Posisi strategis sebagai perempuan pembela ham dalam pembangunan dapat dilihat dari adanya keterlibatan perempuan dalam gerakan yang kemudian menghasilkan transformasi dan rekayasa sosial untuk mendukung pengembangan dan pemberdayaan. Keterlibatan perempuan dan dalam partisipasi yang diberikan secara aktif pada beberapa sektor publik dan organisasi sosial telah memberikan jalan baru terhadap proses rekonstruksi sosial masyarakat. Berbagai bentuk upaya dan kerja perlindungan hak asasi yang telah dilakukan oleh PPHAM tidak dapat menunjukkan hasil yang signifikan dengan jaminan hak perlindungan dan jaminan hak kepastian hukum bagi para PPHAM. Bantuan untuk perempuan pembela ham, usaha pemberdayaan, penggerakan perdamaian yang ditujukan untuk perempuan sering tidak dilakukan secara optimal.

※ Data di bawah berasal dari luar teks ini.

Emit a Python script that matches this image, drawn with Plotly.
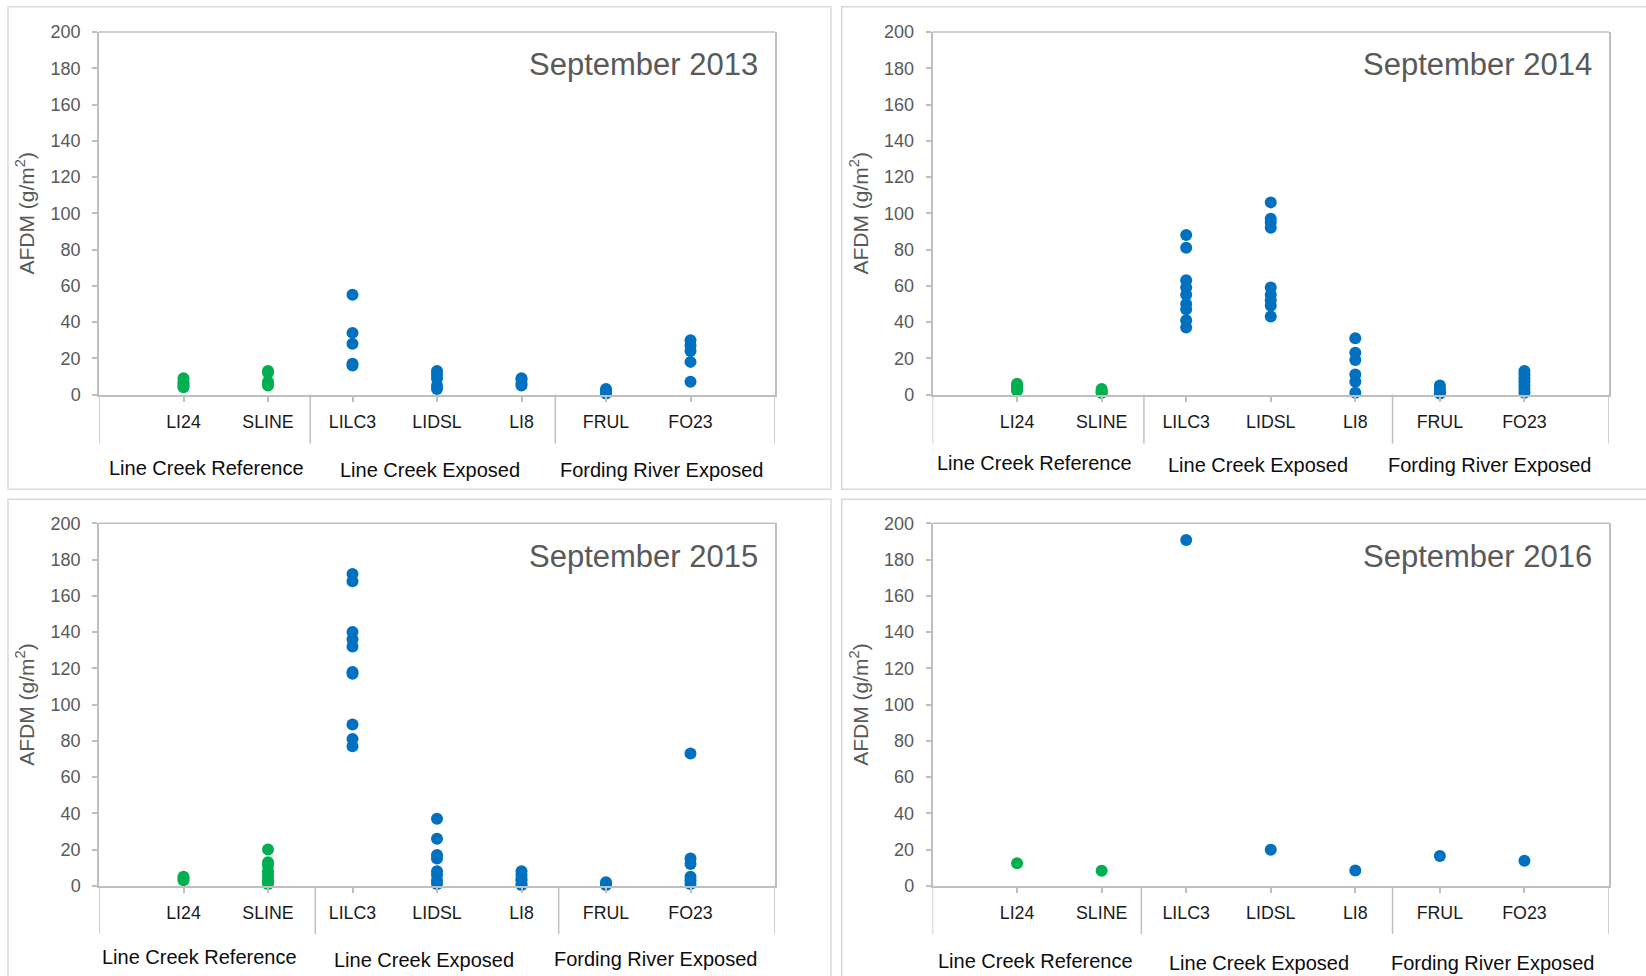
import plotly.graph_objects as go

# ---------------- data ----------------
categories = ["LI24", "SLINE", "LILC3", "LIDSL", "LI8", "FRUL", "FO23"]
reference_sites = ["LI24", "SLINE"]
groups = ["Line Creek Reference", "Line Creek Exposed", "Fording River Exposed"]
panel_titles = ["September 2013", "September 2014", "September 2015", "September 2016"]

# AFDM (g/m2) values per site, in category order
afdm_2013 = [
    [9, 7, 6, 5, 4],
    [13, 12, 7, 6, 5],
    [55, 34, 28, 17, 16],
    [13, 11, 9, 5, 3],
    [9, 8, 6, 5],
    [3, 2, 1, 0.5],
    [30, 27, 24, 18, 7],
]
afdm_2014 = [
    [6, 5, 4, 3, 2],
    [3, 2, 1, 1],
    [88, 81, 63, 59, 55, 50, 47, 41, 37],
    [106, 97, 95, 92, 59, 55, 52, 49, 43],
    [31, 23, 19, 11, 7, 1],
    [5, 3, 2, 1, 0.5],
    [13, 11, 9, 7, 5, 3, 1],
]
afdm_2015 = [
    [5, 4, 3],
    [20, 13, 11, 8, 6, 4, 2, 1],
    [172, 168, 140, 136, 132, 118, 117, 89, 81, 77],
    [37, 26, 17, 15, 8, 6, 3, 1],
    [8, 6, 4, 3, 1, 0.5],
    [2, 1, 0.5],
    [73, 15, 12, 5, 3, 1],
]
afdm_2016 = [
    [12.5],
    [8.3],
    [190.8],
    [19.9],
    [8.5],
    [16.4],
    [13.8],
]
panel_data = [afdm_2013, afdm_2014, afdm_2015, afdm_2016]

# ---------------- styling / layout ----------------
W, H = 1646, 976
GREEN = "#00B050"
BLUE = "#0070C0"
AXIS_GRAY = "#BFBFBF"
BOX_GRAY = "#D9D9D9"
TEXT_GRAY = "#595959"
FONT = "Arial, Liberation Sans, sans-serif"


def px_x(p):
    return p / W


def px_y(p):
    return 1 - p / H


# plot-area pixel boxes: (left, right, top, bottom)
plot_boxes = [
    (99, 775, 32, 394.5),
    (932.5, 1609, 32, 394.5),
    (99, 775, 523.3, 885.8),
    (932.5, 1609, 523.3, 885.8),
]
outer_boxes = [
    (8, 831, 6.7, 489.3),
    (841.7, 1652, 6.7, 489.3),
    (8, 831, 499.3, 982),
    (841.7, 1652, 499.3, 982),
]
divider_x = [
    [0, 2.5, 5.4, 8],
    [0, 2.5, 5.44, 8],
    [0, 2.56, 5.44, 8],
    [0, 2.47, 5.44, 8],
]
divider_bottom = [443.5, 443.5, 934, 934]
group_label_pos = [
    [(206.5, 467.5), (430, 470), (661.7, 470)],
    [(1034, 463.3), (1257.8, 465), (1489.9, 465)],
    [(199.6, 956.7), (423.5, 959.5), (655.4, 959)],
    [(1035, 960.7), (1258.8, 963), (1492, 963)],
]
title_pos = [(759.5, 65), (1594, 65), (759.5, 556.7), (1594, 556.7)]

fig = go.Figure()
shapes = []
annotations = []

for i, data in enumerate(panel_data):
    n = i + 1
    xa = "x" if n == 1 else f"x{n}"
    ya = "y" if n == 1 else f"y{n}"
    ref_x, ref_y, exp_x, exp_y = [], [], [], []
    for ci, (cat, vals) in enumerate(zip(categories, data)):
        for v in vals:
            if cat in reference_sites:
                ref_x.append(ci + 1)
                ref_y.append(v)
            else:
                exp_x.append(ci + 1)
                exp_y.append(v)
    fig.add_trace(go.Scatter(x=ref_x, y=ref_y, mode="markers", xaxis=xa, yaxis=ya,
                             marker=dict(color=GREEN, size=12), cliponaxis=False,
                             showlegend=False, hoverinfo="skip"))
    fig.add_trace(go.Scatter(x=exp_x, y=exp_y, mode="markers", xaxis=xa, yaxis=ya,
                             marker=dict(color=BLUE, size=12), cliponaxis=False,
                             showlegend=False, hoverinfo="skip"))

    l, r, t, b = plot_boxes[i]
    xkey = "xaxis" if n == 1 else f"xaxis{n}"
    ykey = "yaxis" if n == 1 else f"yaxis{n}"
    fig.update_layout(**{
        xkey: dict(
            domain=[px_x(l), px_x(r)], anchor=ya, range=[0, 8], automargin=False,
            tickmode="array", tickvals=list(range(1, len(categories) + 1)),
            ticktext=categories, ticks="outside", ticklen=5, tickwidth=1.5,
            tickcolor=AXIS_GRAY, showline=True, linecolor=AXIS_GRAY, linewidth=2,
            showgrid=False, zeroline=False, ticklabelstandoff=5,
            tickfont=dict(family=FONT, size=17.8, color="#1A1A1A"), fixedrange=True,
        ),
        ykey: dict(
            domain=[px_y(b), px_y(t)], anchor=xa, range=[0, 200], dtick=20,
            automargin=False,
            ticks="outside", ticklen=5, tickwidth=1.5, tickcolor=AXIS_GRAY,
            showline=True, linecolor=AXIS_GRAY, linewidth=1.5, mirror=True,
            showgrid=False, zeroline=False, ticklabelstandoff=8,
            tickfont=dict(family=FONT, size=18, color=TEXT_GRAY),
            title=dict(text="AFDM (g/m<sup>2</sup>)", standoff=10,
                       font=dict(family=FONT, size=21, color=TEXT_GRAY)),
            fixedrange=True,
        ),
    })

    # plot-area top border
    shapes.append(dict(type="line", xref=f"{xa} domain", yref=f"{ya} domain",
                       x0=0, x1=1, y0=1, y1=1,
                       line=dict(color=AXIS_GRAY, width=1.5)))
    # category-group dividers below the axis
    for dx in divider_x[i]:
        shapes.append(dict(type="line", xref=xa, yref="paper",
                           x0=dx, x1=dx, y0=px_y(b), y1=px_y(divider_bottom[i]),
                           line=dict(color=AXIS_GRAY, width=1.5)))
    # outer chart border
    ol, orr, ot, ob = outer_boxes[i]
    shapes.append(dict(type="rect", xref="paper", yref="paper",
                       x0=px_x(ol), x1=px_x(orr), y0=px_y(ob), y1=px_y(ot),
                       line=dict(color=BOX_GRAY, width=1.5), fillcolor="rgba(0,0,0,0)",
                       layer="below"))
    # group labels
    for g, (gx, gy) in zip(groups, group_label_pos[i]):
        annotations.append(dict(text=g, xref="paper", yref="paper",
                                x=px_x(gx), y=px_y(gy), xanchor="center", yanchor="middle",
                                showarrow=False,
                                font=dict(family=FONT, size=20, color="#0D0D0D")))
    # panel title
    tx, ty = title_pos[i]
    annotations.append(dict(text=panel_titles[i], xref="paper", yref="paper",
                            x=px_x(tx), y=px_y(ty), xanchor="right", yanchor="middle",
                            showarrow=False,
                            font=dict(family=FONT, size=31, color=TEXT_GRAY)))

fig.update_layout(
    width=W, height=H, margin=dict(l=0, r=0, t=0, b=0, autoexpand=False),
    paper_bgcolor="white", plot_bgcolor="white",
    shapes=shapes, annotations=annotations, showlegend=False,
)

# let the figure fill the page exactly (no default body margin / scrollbars)
fig.write_html(
    "out.html",
    config={"displayModeBar": False},
    post_script="document.body.style.margin='0';document.body.style.overflow='hidden';",
)
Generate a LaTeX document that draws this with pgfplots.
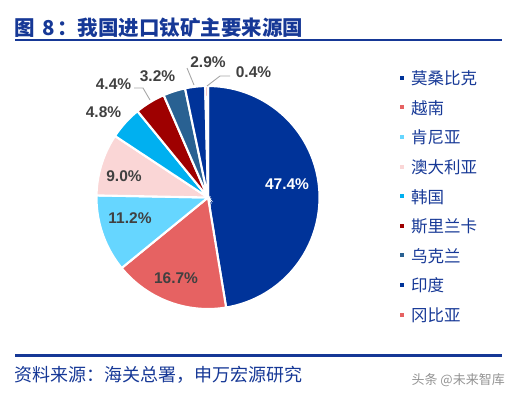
\documentclass[border=0pt]{standalone}
\usepackage{fontspec}
\setmainfont{Liberation Sans}
\newfontfamily\cjk{Noto Sans CJK SC}
\usepackage{pgfplots}
\pgfplotsset{compat=1.18}
\definecolor{tblue}{RGB}{22,56,150}
\definecolor{cmoz}{RGB}{0,51,153}
\definecolor{cvn}{RGB}{230,98,98}
\definecolor{cke}{RGB}{102,214,255}
\definecolor{cau}{RGB}{250,214,214}
\definecolor{ckr}{RGB}{0,176,240}
\definecolor{csl}{RGB}{158,0,0}
\definecolor{cua}{RGB}{41,97,146}
\definecolor{cin}{RGB}{0,51,153}
\definecolor{cgm}{RGB}{230,98,98}
\definecolor{lab}{RGB}{64,64,64}
\definecolor{lead}{RGB}{166,166,166}
\begin{document}
\begin{tikzpicture}
\begin{axis}[x=1bp,y=1bp,xmin=-208,xmax=309,ymin=-197.5,ymax=197.5,
  hide axis,clip=false,
  legend style={at={(axis cs:192,125)},anchor=north west,draw=none,fill=none,inner sep=0pt,
    font=\cjk\fontsize{16.5bp}{16.5bp}\selectfont,text=tblue,row sep=13.6bp,
    nodes={inner sep=0pt,text height=12bp,text depth=4bp},
    /tikz/every odd column/.append style={column sep=7bp}},
  legend cell align=left,
  legend image code/.code={\fill[#1,draw=none] (0bp,1bp) rectangle (4bp,5bp);},
  every axis plot/.append style={draw=white,line width=2.1bp,samples=80},
]
\addplot[fill=cmoz,domain=90-3.6*47.4:90] ({111.5*cos(x)},{111.5*sin(x)}) -- (0,0) -- cycle;
\addlegendentry{莫桑比克}
\addplot[fill=cvn,domain=90-3.6*(47.4+16.7):90-3.6*47.4] ({111.5*cos(x)},{111.5*sin(x)}) -- (0,0) -- cycle;
\addlegendentry{越南}
\addplot[fill=cke,domain=90-3.6*(47.4+16.7+11.2):90-3.6*(47.4+16.7)] ({111.5*cos(x)},{111.5*sin(x)}) -- (0,0) -- cycle;
\addlegendentry{肯尼亚}
\addplot[fill=cau,domain=90-3.6*(75.3+9.0):90-3.6*75.3] ({111.5*cos(x)},{111.5*sin(x)}) -- (0,0) -- cycle;
\addlegendentry{澳大利亚}
\addplot[fill=ckr,domain=90-3.6*(84.3+4.8):90-3.6*84.3] ({111.5*cos(x)},{111.5*sin(x)}) -- (0,0) -- cycle;
\addlegendentry{韩国}
\addplot[fill=csl,domain=90-3.6*(89.1+4.4):90-3.6*89.1] ({111.5*cos(x)},{111.5*sin(x)}) -- (0,0) -- cycle;
\addlegendentry{斯里兰卡}
\addplot[fill=cua,domain=90-3.6*(93.5+3.2):90-3.6*93.5] ({111.5*cos(x)},{111.5*sin(x)}) -- (0,0) -- cycle;
\addlegendentry{乌克兰}
\addplot[fill=cin,domain=90-3.6*(96.7+2.9):90-3.6*96.7] ({111.5*cos(x)},{111.5*sin(x)}) -- (0,0) -- cycle;
\addlegendentry{印度}
\addplot[fill=cgm,domain=90-3.6*(99.6+0.4):90-3.6*99.6] ({111.5*cos(x)},{111.5*sin(x)}) -- (0,0) -- cycle;
\addlegendentry{冈比亚}
% labels
\begin{scope}[every node/.style={inner sep=0pt,font=\bfseries\fontsize{15.5bp}{15.5bp}\selectfont,text=lab}]
\node[text=white] at (axis cs:79,13.5) {47.4\%};
\node at (axis cs:-32,-81) {16.7\%};
\node at (axis cs:-78,-21) {11.2\%};
\node at (axis cs:-84,21) {9.0\%};
\node at (axis cs:-104.5,85.5) {4.8\%};
\node at (axis cs:-94.5,113.5) {4.4\%};
\node at (axis cs:-50.5,121.5) {3.2\%};
\node at (axis cs:0,135) {2.9\%};
\node at (axis cs:45.5,125) {0.4\%};
\end{scope}
\draw[lead,line width=0.9bp] (axis cs:-74,109.5) -- (axis cs:-65,109.5) -- (axis cs:-58,97.5);
\draw[lead,line width=0.9bp] (axis cs:-21,129.5) -- (axis cs:-14,112.5);
\draw[lead,line width=0.9bp] (axis cs:22,121.5) -- (axis cs:12,121.5) -- (axis cs:-1,111.5);
% title and rules
\node[anchor=base west,inner sep=0pt,text=tblue,font=\cjk\bfseries\fontsize{20.5bp}{20.5bp}\selectfont] at (axis cs:-194,162.5) {图\hspace{0.4em}8\hspace{0.1em}：我国进口钛矿主要来源国};
\draw[tblue,line width=2bp] (axis cs:-193,158) -- (axis cs:294,158);
\draw[tblue,line width=2.5bp] (axis cs:-193,-158) -- (axis cs:294,-158);
\node[anchor=base west,inner sep=0pt,text=tblue,font=\cjk\fontsize{18bp}{18bp}\selectfont] at (axis cs:-193.5,-183.5) {资料来源：海关总署，申万宏源研究};
\node[anchor=base east,inner sep=0pt,text=gray!85,font=\cjk\fontsize{13bp}{13bp}\selectfont] at (axis cs:297,-186.5) {头条 @未来智库};
\path (axis cs:-208,-197.5) rectangle (axis cs:309,197.5);
\end{axis}
\end{tikzpicture}
\end{document}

Hal tersebut tentu memberikan beban kerja yang berat dalam organisasinya, bahkan melakukan pekerjaan ganda, karena PPHAM memiliki lebih dari satu tanggung jawab pekerjaan dalam pembelaan Hak Asasi Manusia seperti, membantu korban, ikut memberdayakan komunitas, melakukan penyelidikan dan dokumentasi, serta berperan dalam melakukan advokasi kebijakan. Selain itu di luar ranah pekerjaan PPHAM memiliki peran dalam keluarga mereka, hal inilah yang kemudian terjadi akumulasi kronis stres fisik, psikologis, ekonomi dan sosial yang disebabkan oleh resiko yang tinggi, ancaman, kekerasan dan kerentanan pada PPHAM dapat menyebabkan berbagai masalah kesehatan.
Oleh karena itu ketika risiko kesehatan terjadi PPHAM merasa kesulitan untuk melaporkan situasi mereka dan mendapatkan hak untuk akses dukungan dan perlindungan. Bagaimana langkah yang harus dilakukan untuk melindungi para aktivis perempuan? Negara dapat menjangkau peran aktivis dan tidak lagi menganggap sebagai pembangkang melainkan sebagai mitra. Komnas Perempuan dapat lebih kuat dalam melakukan negosiasi perundang-undangan, mengarahkan pembuatan kebijakan publik soal perempuan, ikut menyelidiki kasus kekerasan terhadap perempuan, dan pemerintah seharusnya dapat memberikan tanggung jawab dengan memberlakukan kebijakan-kebijakan yang melindungi perempuan.
Landasan utama dalam perlindungan Hak Asasi Manusia adalah kewajiban bagi pemerintah merupakan prinsip demokrasi yang sesungguhnya, bahwa pemerintah diberikan amanah kekuasaan untuk melindungi hak-hak warga negara dan mengupayakan pemenuhan hak-hak tersebut khususnya pada hak atas kesehatan. Negara dapat berupaya menghormati, melindungi dan memenuhi kewajibannya dengan mengimplementasikan norma-norma HAM pada hak atas kesehatan yang memenuhi prinsip-prinsip:
Ketersediaan pelayanan kesehatan
Aksesibilitas
Penerimaan
Kualitas
Dasar hukum terkait hak atas kesehatan yang dapat digunakan dalam sistem PPHAM yaitu, UUD 1945, Undang-Undang Nomor 39 Tahun 1999 tentang Hak Asasi Manusia dan Undang-Undang Nomor 36 tahun 2009 tentang kesehatan. Jaringan advokasi bersama dari berbagai pihak baik masyarakat, lembaga layanan dan pemerintah sangat diperlukan untuk mendukung realisasi pemenuhan hak atas kesehatan sebagai salah satu kewajiban negara.
Reference:
Intania, H., & Amelia, R. (2022). Perlindungan Pembela HAM atas Hak Kesehatan di Jawa Tengah. LITERATUS, 4(1), 257-262.
Cahyani, DN (2007), PEREMPUAN PEMBELA HAM: Berjuang dalam Tekanan. Jakarta: Komnas Perempuan.
Muhtaj, M (2009), Dimensi-dimensi HAM: Mengurai hak ekonomi, sosial, dan budaya, Jakarta: Rajawali Pers
Hasanah, H. (2013). Peran Strategis Aktivis Perempuan Nurul Jannah Al Firdaus dalam Membentuk Kesadaran Beragama Perempuan Miskin Kota. INFERENSI: Jurnal Penelitian Sosial Keagamaan, 7(2), 473-492.